Yeah I am gonna say that today is such a boring day. I
drag my ass outta bed at 7 to go to my only class of the
day that gets canceled! Oh well. I thought it was a good
thing but since that point, my brain has gotten absolutly
no use at all! Yet another oh well right? Yeah well I am
not seeing this as a good thing. I look at myself and what
I am doing here and I think that I am a Lazy unproductive
member of society when I just sit here all day and do
nothing at all. I mean I haven't read today or done
anything like that I just sat in this room all day. No
lie! It is pretty sad. I am going swimming tonight which
is something. Shit I left my goggles at home. Damnit. I
need to get a job or something! Then I wouldn't feel like
such a lazy ass waste of human being. Jobs aren't easy to
come by around here suprisingly. I dont know why I cant
find one but the truth is that I just cant. Well maybe
that one job as a hostess is still open but I dont know
maybe I will go and get the paper and find out by skimming
thru the help wanted part of the paper. If not then what
do I do? I should stop worrying because I know that God
will provide. Maybe I just need some heavy prayer and
worship time with God. Meditation and praise. I dont feel
close to God right now and I want to feel his arms wrapped
around me right now I want Him to send me a sign that I am
doing the right thing and that he hears me and that I am
going down the right path. I need strenght for the times
ahead because with Aunt Minnie dieing, there will be greif
and pain and weakness. I want to know that she is going to
be alright and that she is going to a better place. I pray
that God's will be done, but she continues to suffer. Is
that really Your will? Maybe I have no right to be angry.

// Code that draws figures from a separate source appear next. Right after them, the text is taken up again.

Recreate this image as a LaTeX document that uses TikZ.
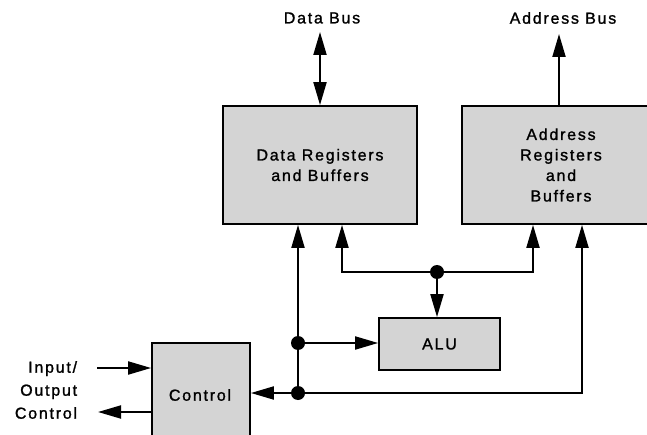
\documentclass[tikz,border=0pt]{standalone}
\usepackage{fontspec}
\setmainfont{Liberation Sans}[LetterSpace=11, FakeBold=1.3]
\usetikzlibrary{arrows.meta}
\begin{document}
\begin{tikzpicture}[x=1pt,y=-1pt,
  every node/.style={font=\fontsize{16}{20.5}\selectfont, inner sep=0pt},
  blk/.style={draw=black, line width=1.8pt, fill=black!17, minimum width=#1, anchor=center},
  arr/.style={line width=2pt, -{Triangle[length=23pt,width=13pt]}},
  darr/.style={line width=2pt, {Triangle[length=23pt,width=13pt]}-{Triangle[length=23pt,width=13pt]}},
  dot/.style={circle, fill=black, minimum size=14pt, inner sep=0pt}]
\useasboundingbox (0,0) rectangle (647,435);
\clip (0,0) rectangle (647,435);
\fill[white] (0,0) rectangle (647,435);
% blocks
\node[blk=194pt, minimum height=118pt, align=center] (DataBox) at (320,165) {Data Registers\\and Buffers};
\node[blk=198pt, minimum height=118pt, align=center] (AddrBox) at (561,165) {Address\\Registers\\and\\Buffers};
\node[blk=121pt, minimum height=52pt] (ALU) at (439.5,344) {ALU};
\node[blk=98pt, minimum height=106pt] (Ctrl) at (201,396) {};
\node (CtrlTxt) at (200,395) {Control};
% labels
\node (dbl) at (322,18) {Data Bus};
\node (abl) at (563,18) {Address Bus};
\node[align=right, font=\fontsize{16}{23}\selectfont] (io) at (46,390) {Input/\\Output\\Control};
% coordinates
\coordinate (dbus) at (320,32);
\coordinate (abus) at (559,34);
\coordinate (j1) at (298,393);
\coordinate (j2) at (298,343);
\coordinate (j3) at (437,272);
\coordinate (inS) at (97,368);
\coordinate (outE) at (98,412);
% bus connections
\draw[darr] (dbus) -- (dbus |- DataBox.north);
\draw[arr] (abus |- AddrBox.north) -- (abus);
% internal connections
\draw[arr] (j1) -- (j1 |- DataBox.south);
\draw[arr] (j2) -- (j2 -| ALU.west);
\draw[arr] (j1) -- (j1 -| Ctrl.east);
\draw[arr] (j1) -| ([xshift=21pt]AddrBox.south);
\draw[arr] (j3) -| ([xshift=22pt]DataBox.south);
\draw[arr] (j3) -| ([xshift=-28pt]AddrBox.south);
\draw[arr] (j3) -- (j3 |- ALU.north);
% io
\draw[arr] (inS) -- (inS -| Ctrl.west);
\draw[arr] (outE -| Ctrl.west) -- (outE);
% dots
\node[dot] (d1) at (j1) {};
\node[dot] (d2) at (j2) {};
\node[dot] (d3) at (j3) {};
\end{tikzpicture}
\end{document}
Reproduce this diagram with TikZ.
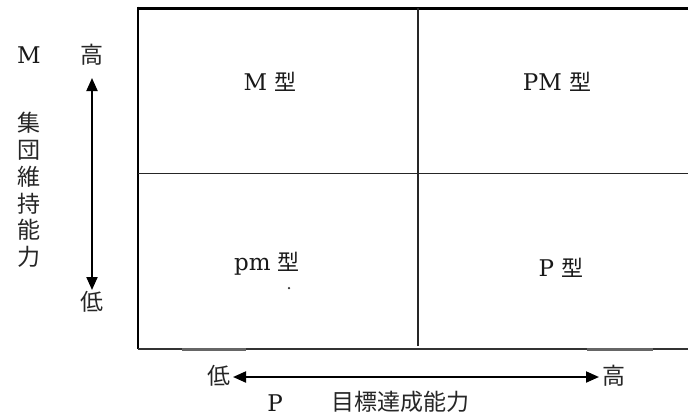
\documentclass[tikz,border=0pt]{standalone}
\usepackage{fontspec}
\setmainfont{DejaVu Serif}
\newfontfamily\jp{Noto Sans CJK JP}
\usetikzlibrary{arrows.meta}
\tikzset{
  lat/.style={inner sep=0pt, font=\fontsize{23}{27}\selectfont, text=black!90},
  cjk/.style={inner sep=0pt, font=\jp\fontsize{23}{27}\selectfont, text=black!85},
  lab/.style={inner sep=0pt, font=\fontsize{23}{27}\selectfont, text=black!90},
  dblarrow/.style={line width=2pt, {Triangle[length=13pt,width=11pt]}-{Triangle[length=13pt,width=11pt]}},
  grayseg/.style={line width=3pt, draw=black!60},
}
\newcommand{\kata}{{\jp\fontsize{22}{26}\selectfont 型}}
\begin{document}
\begin{tikzpicture}[x=1pt,y=-1pt]
\clip (0,0) rectangle (688,416);
\fill[white] (0,0) rectangle (688,416);
% frame
\coordinate (tl) at (138,8);
\coordinate (tr) at (700,8);
\coordinate (bl) at (138,349);
\coordinate (br) at (700,349);
\coordinate (mt) at (418,8);
\coordinate (mb) at (418,346);
\coordinate (ml) at (138,173.5);
\coordinate (mr) at (700,173.5);
\draw[line width=3pt] (tl) -- (tr);
\draw[line width=2.5pt] ([yshift=1.5pt]tl) -- (bl);
\draw[line width=1.8pt, draw=black!80] (bl) -- (br);
\draw[line width=1.6pt, draw=black!85] (mt) -- (mb);
\draw[line width=1.6pt, draw=black!85] (ml) -- (mr);
% gray segments
\coordinate (g1a) at (182,349);
\coordinate (g1b) at (246,349);
\coordinate (g2a) at (587,349);
\coordinate (g2b) at (653,349);
\draw[grayseg] (g1a) -- (g1b);
\draw[grayseg] (g2a) -- (g2b);
% quadrant labels
\node[lab] (qm) at (270,82) {M \kata};
\node[lab] (qpm) at (557,82) {PM \kata};
\node[lab] (qpml) at (267,264) {pm \kata};
\node[lab] (qp) at (561,268) {P \kata};
\node[circle, fill=black!80, inner sep=0pt, minimum size=2.5pt] (dot) at (289,288) {};
% left axis
\node[lat] (M) at (29,55) {M};
\node[cjk] (hiL) at (92,55) {高};
\node[cjk] (loL) at (92,302) {低};
\node[cjk, align=center, font=\jp\fontsize{23}{26.7}\selectfont] (vtext) at (29,190) {集\\団\\維\\持\\能\\力};
\coordinate (vt) at (92,78);
\coordinate (vb) at (92,290);
\draw[dblarrow] (vt) -- (vb);
% bottom axis
\node[cjk] (loB) at (219,376) {低};
\node[cjk] (hiB) at (614,376) {高};
\coordinate (hl) at (233,377);
\coordinate (hr) at (599,377);
\draw[dblarrow] (hl) -- (hr);
\node[lat] (P) at (275,403) {P};
\node[cjk] (ptext) at (400,402) {目標達成能力};
\end{tikzpicture}
\end{document}
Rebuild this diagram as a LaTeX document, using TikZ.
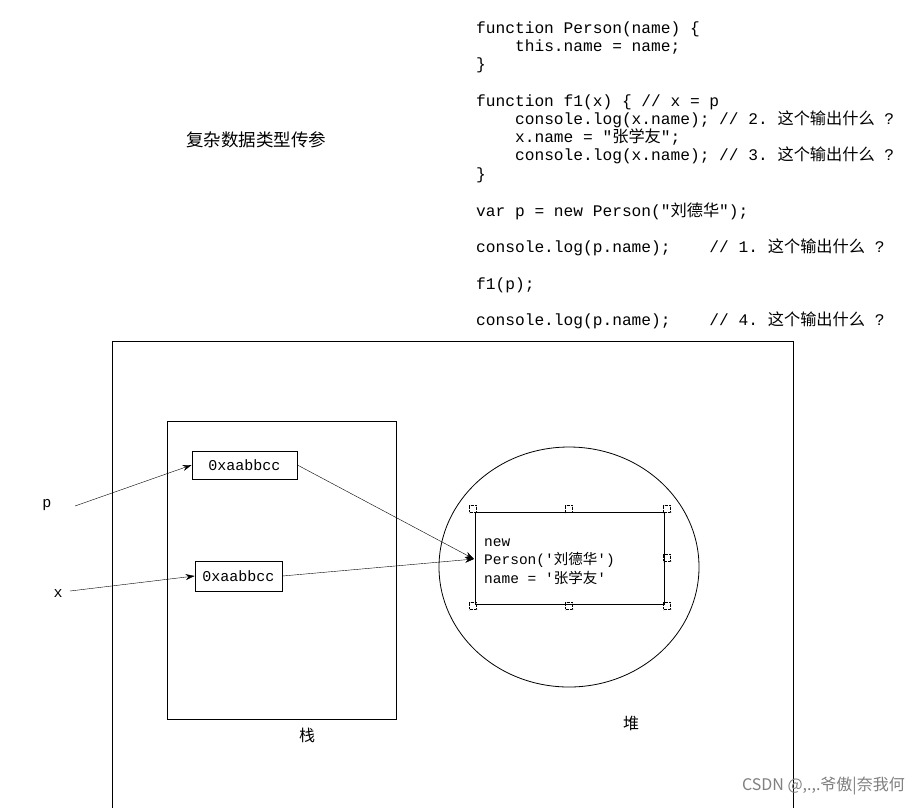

Maybe I should just be glad that You have given her the
life that she has and be glad that she has lived a full
life. I shouldn't be questioning. I shouldn't be mad. I
should trust in the Lord. But why am I having a hard time
with this? Sigh. Please Lord, help me to understand the
ways that You work. Help me to know that You are here for
me. Send me a sign of Your presence with me. Let me know
that I am on the right track and guide me into Your arms!